## DATASET SECTION
========================
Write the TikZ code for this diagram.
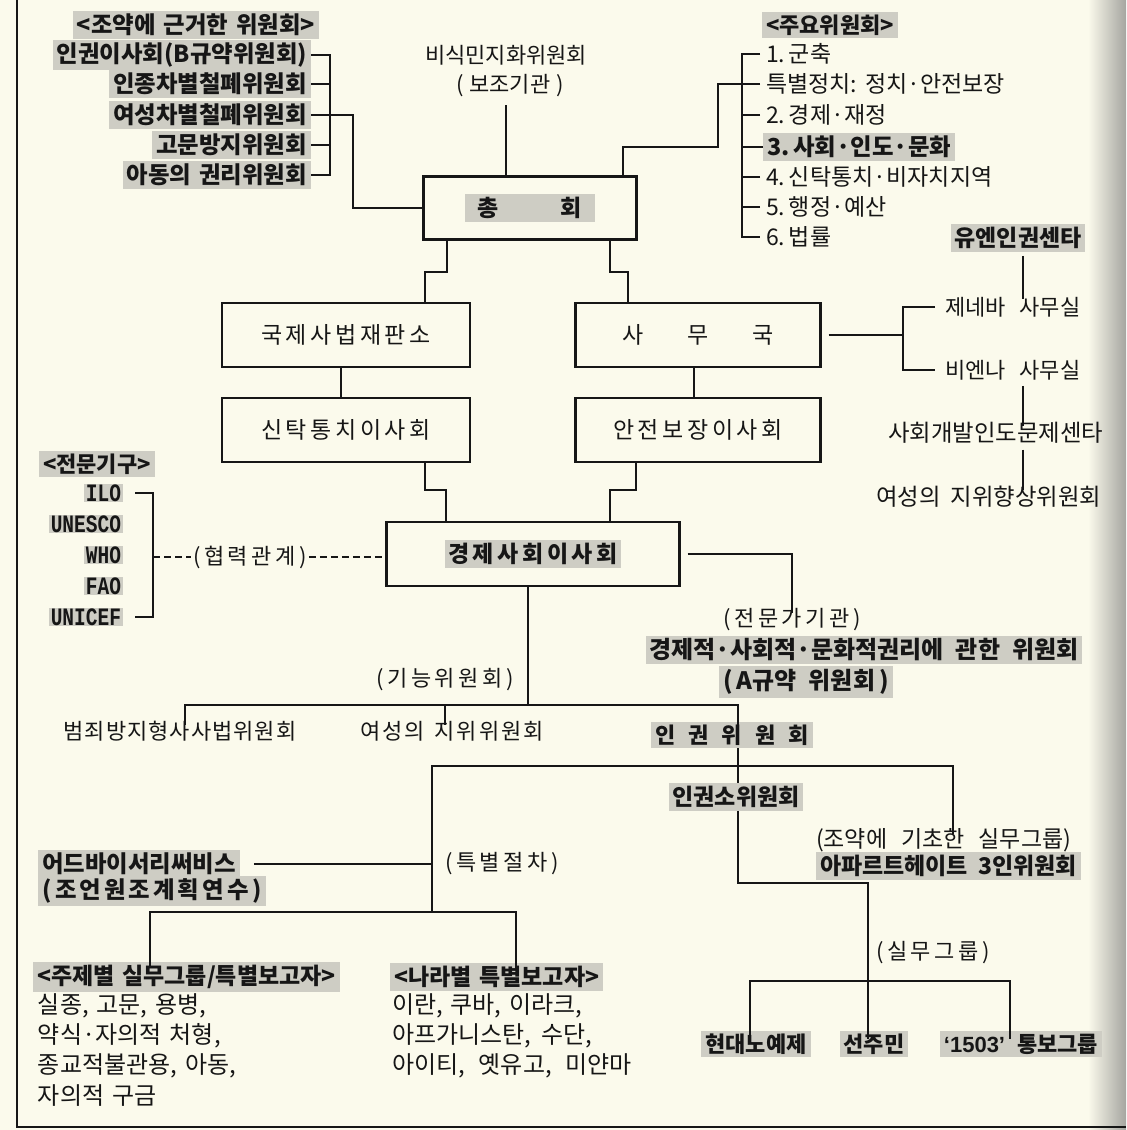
\documentclass[tikz,border=0pt]{standalone}
\usepackage{fontspec}
\usepackage{graphicx}
\setmainfont{Noto Sans CJK KR}
\newfontfamily\monof{Liberation Mono}
\newfontfamily\latf{Liberation Sans}
\usetikzlibrary{calc}
\definecolor{bgc}{RGB}{251,250,236}
\definecolor{hlc}{RGB}{206,205,196}
\definecolor{ink}{RGB}{22,22,22}
\definecolor{shadec}{RGB}{165,165,160}
\newcommand\ks{\hspace{1.8pt}}
\newcommand\kk{\kern0.5pt}
\newcommand\kb{\kern1.5pt}
\newcommand\graybg[1]{{\setlength{\fboxsep}{1.5pt}\colorbox{hlc}{#1}}}
\begin{document}
\begin{tikzpicture}[x=0.5pt,y=-0.5pt,
  every node/.style={inner sep=1pt, outer sep=0pt, text=ink},
  txt/.style={font=\fontsize{11}{13}\selectfont},
  txtm/.style={font=\fontsize{11.5}{13.5}\selectfont},
  txtl/.style={font=\fontsize{12}{14}\selectfont},
  lt/.style={txtm, inner xsep=3pt},
  hl/.style={fill=hlc, inner xsep=2pt, inner ysep=1.5pt, font=\fontsize{11}{13}\selectfont\bfseries},
  hlb/.style={hl, font=\fontsize{11.5}{13.5}\selectfont\bfseries},
  hlc/.style={hl, font=\fontsize{11.7}{13.7}\selectfont\bfseries},
  orgbox/.style={draw=ink, line width=1.3pt, font=\fontsize{11.5}{13.5}\selectfont},
  conn/.style={draw=ink, line width=0.9pt},
  thinl/.style={draw=ink, line width=0.6pt},
  dashl/.style={thinl, dash pattern=on 3.5pt off 2pt},
  mono/.style={fill=hlc, inner xsep=1pt, inner ysep=0.5pt, font=\fontsize{12.5}{14}\selectfont\monof\bfseries},
  pageline/.style={draw=ink, line width=1.1pt}
]
\fill[bgc] (0,0) rectangle (1126,1130);
\shade[left color=bgc, right color=shadec] (1088,0) rectangle (1126,1130);
\useasboundingbox (0,0) rectangle (1126,1130);
\draw[pageline] (17,0) -- (17,1127) -- (1126,1127);

% ---------- boxes ----------
\node[orgbox, minimum width=106.5pt, minimum height=31.5pt] (gen) at (530,208) {\graybg{\bfseries\hspace{5pt}총\hspace{31pt}회\hspace{5pt}}};
\node[orgbox, minimum width=124pt, minimum height=32pt] (icj) at (346,335) {국\ks 제\ks 사\ks 법\ks 재\ks 판\ks 소};
\node[orgbox, minimum width=122.5pt, minimum height=32pt] (sec) at (698,335) {사\hspace{22pt}무\hspace{22pt}국};
\node[orgbox, minimum width=124pt, minimum height=32pt] (tru) at (346,430) {신\ks 탁\ks 통\ks 치\ks 이\ks 사\ks 회};
\node[orgbox, minimum width=122.5pt, minimum height=32pt] (scc) at (698,430) {안\ks 전\ks 보\ks 장\ks 이\ks 사\ks 회};
\node[orgbox, minimum width=146.5pt, minimum height=32pt] (eco) at (533,554) {\graybg{\bfseries 경\ks 제\ks 사\ks 회\ks 이\ks 사\ks 회}};

% ---------- top left ----------
\node[hlc] (tlh) at (196,25) {<조약에\hspace{4pt}근거한\hspace{4pt}위원회>};
\node[hlc,anchor=east] (a1) at (311,55) {인권이사회(B규약위원회)};
\node[hlc,anchor=east] (a2) at (311,84) {인종차별철폐위원회};
\node[hlc,anchor=east] (a3) at (311,115) {여성차별철폐위원회};
\node[hlc,anchor=east] (a4) at (311,145) {고문방지위원회};
\node[hlc,anchor=east] (a5) at (311,175) {아동의\hspace{4pt}권리위원회};

% ---------- top centre ----------
\node[txt] (dec1) at (506,55) {비식민지화위원회};
\node[txt] (dec2) at (510,86) {(\hspace{3pt}보조기관\hspace{3pt})};

% ---------- top right ----------
\node[hl] (mh) at (830,25) {<주요위원회>};
\node[lt,anchor=west] (m1) at (760,54) {1.\,군축};
\node[lt,anchor=west] (m2) at (760,84) {특별정치:\hspace{4pt}정치·안전보장};
\node[lt,anchor=west] (m3) at (760,115) {2.\,경제·재정};
\node[hlc,anchor=west] (m4) at (763,147) {3.\,사회·인도·문화};
\node[lt,anchor=west] (m5) at (760,177) {4.\,신탁통치·비자치지역};
\node[lt,anchor=west] (m6) at (760,207) {5.\,행정·예산};
\node[lt,anchor=west] (m7) at (760,237) {6.\,법률};

% ---------- right middle ----------
\node[hlb] (un) at (1018,238) {유엔인권센타};
\node[txt,anchor=west,inner xsep=5pt] (gv) at (935,307) {제네바\hspace{7pt}사무실};
\node[txt,anchor=west,inner xsep=5pt] (vn) at (935,370) {비엔나\hspace{7pt}사무실};
\node[txtm,font=\fontsize{11.7}{13.7}\selectfont,anchor=west] (sd) at (886,433) {사회개발인도문제센타};
\node[txtm,font=\fontsize{11.7}{13.7}\selectfont,anchor=west] (ws) at (874,497) {여성의\hspace{5pt}지위향상위원회};

% ---------- left middle ----------
\node[hl,anchor=west] (spc) at (39,464) {<전문기구>};
\node[mono,anchor=east] (ilo) at (123,493) {\scalebox{0.78}[1]{ILO}};
\node[mono,anchor=east] (unesco) at (123,524) {\scalebox{0.78}[1]{UNESCO}};
\node[mono,anchor=east] (who) at (123,555) {\scalebox{0.78}[1]{WHO}};
\node[mono,anchor=east] (fao) at (123,586) {\scalebox{0.78}[1]{FAO}};
\node[mono,anchor=east] (unicef) at (123,617) {\scalebox{0.78}[1]{UNICEF}};
\node[txt] (coop) at (250,557) {(\,협\ks 력\ks 관\ks 계\,)};

% ---------- ECOSOC right ----------
\node[txt] (ex1) at (792,620) {(\,전\ks 문\ks 가\ks 기\ks 관\,)};
\node[hl,font=\fontsize{12}{14}\selectfont\bfseries] (ex2) at (864,650) {경제적·사회적·문화적권리에\hspace{6pt}관한\hspace{6pt}위원회};
\node[hl,font=\fontsize{12}{14}\selectfont\bfseries] (ex3) at (806,682) {(\,A규약\hspace{6pt}위원회\,)};

% ---------- functional commissions ----------
\node[txt] (fn) at (445,680) {(\,기\ks 능\ks 위\ks 원\ks 회\,)};
\node[txt] (cr) at (180,731) {범\kk 죄\kk 방\kk 지\kk 형\kk 사\kk 사\kk 법\kk 위\kk 원\kk 회};
\node[txt] (wm) at (452,731) {여\kern1pt 성\kern1pt 의\hspace{5pt}지\kern1pt 위\kern1pt 위\kern1pt 원\kern1pt 회};
\node[hl] (hr) at (732,735) {인\hspace{6.5pt}권\hspace{6.5pt}위\hspace{6.5pt}원\hspace{6.5pt}회};
\node[hlb] (hs) at (736,797) {인권소위원회};
\node[txtm,anchor=west] (tg) at (814,840) {(조약에\hspace{7pt}기초한\hspace{7pt}실무그룹)};
\node[hlb,anchor=west] (ap) at (816,866) {아파르트헤이트\hspace{5pt}3인위원회};

% ---------- special procedures ----------
\node[hlc,anchor=west] (ad1) at (38,864) {어드바이서리써비스};
\node[hlc,anchor=west] (ad2) at (38,891) {(\hspace{2pt}조\kb 언\kb 원\kb 조\kb 계\kb 획\kb 연\kb 수\hspace{2pt})};
\node[txt,anchor=west] (spp) at (443,864) {(\,특\ks 별\ks 절\ks 차\,)};
\node[hlb,anchor=west] (th) at (33,977) {<주제별\hspace{4pt}실무그룹/특별보고자>};
\node[txtl,anchor=west] (l1) at (36,1006) {실종,\hspace{4pt}고문,\hspace{4pt}용병,};
\node[txtl,anchor=west] (l2) at (36,1036) {약식·자의적\hspace{4pt}처형,};
\node[txtl,anchor=west] (l3) at (36,1066) {종교적불관용,\hspace{4pt}아동,};
\node[txtl,anchor=west] (l4) at (36,1096) {자의적\hspace{4pt}구금};
\node[hlb,anchor=west] (ct) at (390,977) {<나라별\hspace{4pt}특별보고자>};
\node[txtl,anchor=west] (r1) at (390,1006) {이란,\hspace{4pt}쿠바,\hspace{4pt}이라크,};
\node[txtl,anchor=west] (r2) at (390,1036) {아프가니스탄,\hspace{5pt}수단,};
\node[txtl,anchor=west] (r3) at (390,1066) {아이티,\hspace{7pt}옛유고,\hspace{7pt}미얀마};

% ---------- working groups ----------
\node[txt] (wg) at (933,953) {(\,실\ks 무\ks 그\ks 룹\,)};
\node[hl] (hd) at (756,1044) {현대노예제};
\node[hl] (ij) at (874,1044) {선주민};
\node[hl] (gp) at (1021,1044) {{\latf\bfseries ‘1503’}\hspace{6pt}통보그룹};

% ================= connectors =================
% treaty bodies
\draw[conn] (a1.east) -- (330,0 |- a1.east) -- (330,0 |- a5.east) -- (a5.east);
\draw[conn] (a2.east) -- (330,0 |- a2.east);
\draw[conn] (a4.east) -- (330,0 |- a4.east);
\draw[conn] (a3.east) -| (353,208) -- (gen.west);
% decolonization
\draw[thinl] (506,0 |- dec2.south) ++(0,6) -- (506,0 |- gen.north);
% main committees
\draw[thinl] (m1.west) -- (742,0 |- m1.west) -- (742,0 |- m7.west) -- (m7.west);
\foreach \n in {m2,m3,m4,m5,m6} \draw[thinl] (\n.west) -- (742,0 |- \n.west);
\draw[conn] (623,0 |- gen.north) |- (718,147) |- (m2.west);
% GA to organs
\draw[conn] (447,0 |- gen.south) |- (425,272) -- (425,0 |- icj.north);
\draw[conn] (610,0 |- gen.south) |- (628,272) -- (628,0 |- sec.north);
\draw[conn] (341,0 |- icj.south) -- (341,0 |- tru.north);
\draw[conn] (694,0 |- sec.south) -- (694,0 |- scc.north);
\draw[conn] (425,0 |- tru.south) |- (446,490) -- (446,0 |- eco.north);
\draw[conn] (636,0 |- scc.south) |- (610,490) -- (610,0 |- eco.north);
% secretariat offices
\draw[thinl] (sec.east) ++(8,0) -- (903,0 |- sec.east);
\draw[thinl] (gv.west) -| (903,0 |- vn.west) -- (vn.west);
\draw[thinl] (1023,0 |- un.south) ++(0,4) -- (1023,0 |- gv.north) -- ++(0,4);
\draw[thinl] (1023,0 |- vn.south) ++(0,4) -- (1023,0 |- sd.north) -- ++(0,6);
\draw[thinl] (1023,0 |- sd.south) ++(0,4) -- (1023,0 |- ws.north) -- ++(0,6);
% specialized agencies
\draw[thinl] (ilo.east) ++(12,0) -- (153,0 |- ilo.east) -- (153,0 |- unicef.east) -- ++(-18,0);
\draw[dashl] (153,0 |- coop.west) -- (coop.west);
\draw[dashl] (coop.east) -- (coop.east -| eco.west);
% expert body
\draw[thinl] (eco.east) ++(8,0) -| (792,0 |- ex1.north) -- ++(0,6);
% functional commissions
\draw[conn] (528,0 |- eco.south) -- (528,705);
\draw[conn] (185,0 |- cr.north) ++(0,6) |- (738,705) -- (738,0 |- hr.north) -- ++(0,4);
\draw[conn] (445,705) -- (445,0 |- wm.north) -- ++(0,6);
\draw[conn] (738,0 |- hr.south) -- (738,0 |- hs.north);
\draw[conn] (953,0 |- tg.north) ++(0,8) |- (432,766) -- (432,912);
\draw[conn] (ad1.east) ++(14,0) -- (432,0 |- ad1.east);
\draw[conn] (150,0 |- th.north) ++(0,6) |- (516,912) -- (516,0 |- ct.north) -- ++(0,6);
% working groups
\draw[conn] (738,0 |- hs.south) |- (868,883) -- (868,0 |- ij.north) -- ++(0,8);
\draw[conn] (750,0 |- hd.north) ++(0,8) |- (1010,981) -- (1010,0 |- gp.north) -- ++(0,8);
\end{tikzpicture}
\end{document}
========================
## WHAT TO DO
Omitting all pictures, restate exactly the lines of the material from its start through the line that contains "(17,1127) -- (1126,1127);".

## OUTPUT BELOW
Write the TikZ code for this diagram.
\documentclass[tikz,border=0pt]{standalone}
\usepackage{fontspec}
\usepackage{graphicx}
\setmainfont{Noto Sans CJK KR}
\newfontfamily\monof{Liberation Mono}
\newfontfamily\latf{Liberation Sans}
\usetikzlibrary{calc}
\definecolor{bgc}{RGB}{251,250,236}
\definecolor{hlc}{RGB}{206,205,196}
\definecolor{ink}{RGB}{22,22,22}
\definecolor{shadec}{RGB}{165,165,160}
\newcommand\ks{\hspace{1.8pt}}
\newcommand\kk{\kern0.5pt}
\newcommand\kb{\kern1.5pt}
\newcommand\graybg[1]{{\setlength{\fboxsep}{1.5pt}\colorbox{hlc}{#1}}}
\begin{document}
\begin{tikzpicture}[x=0.5pt,y=-0.5pt,
  every node/.style={inner sep=1pt, outer sep=0pt, text=ink},
  txt/.style={font=\fontsize{11}{13}\selectfont},
  txtm/.style={font=\fontsize{11.5}{13.5}\selectfont},
  txtl/.style={font=\fontsize{12}{14}\selectfont},
  lt/.style={txtm, inner xsep=3pt},
  hl/.style={fill=hlc, inner xsep=2pt, inner ysep=1.5pt, font=\fontsize{11}{13}\selectfont\bfseries},
  hlb/.style={hl, font=\fontsize{11.5}{13.5}\selectfont\bfseries},
  hlc/.style={hl, font=\fontsize{11.7}{13.7}\selectfont\bfseries},
  orgbox/.style={draw=ink, line width=1.3pt, font=\fontsize{11.5}{13.5}\selectfont},
  conn/.style={draw=ink, line width=0.9pt},
  thinl/.style={draw=ink, line width=0.6pt},
  dashl/.style={thinl, dash pattern=on 3.5pt off 2pt},
  mono/.style={fill=hlc, inner xsep=1pt, inner ysep=0.5pt, font=\fontsize{12.5}{14}\selectfont\monof\bfseries},
  pageline/.style={draw=ink, line width=1.1pt}
]
\fill[bgc] (0,0) rectangle (1126,1130);
\shade[left color=bgc, right color=shadec] (1088,0) rectangle (1126,1130);
\useasboundingbox (0,0) rectangle (1126,1130);
\draw[pageline] (17,0) -- (17,1127) -- (1126,1127);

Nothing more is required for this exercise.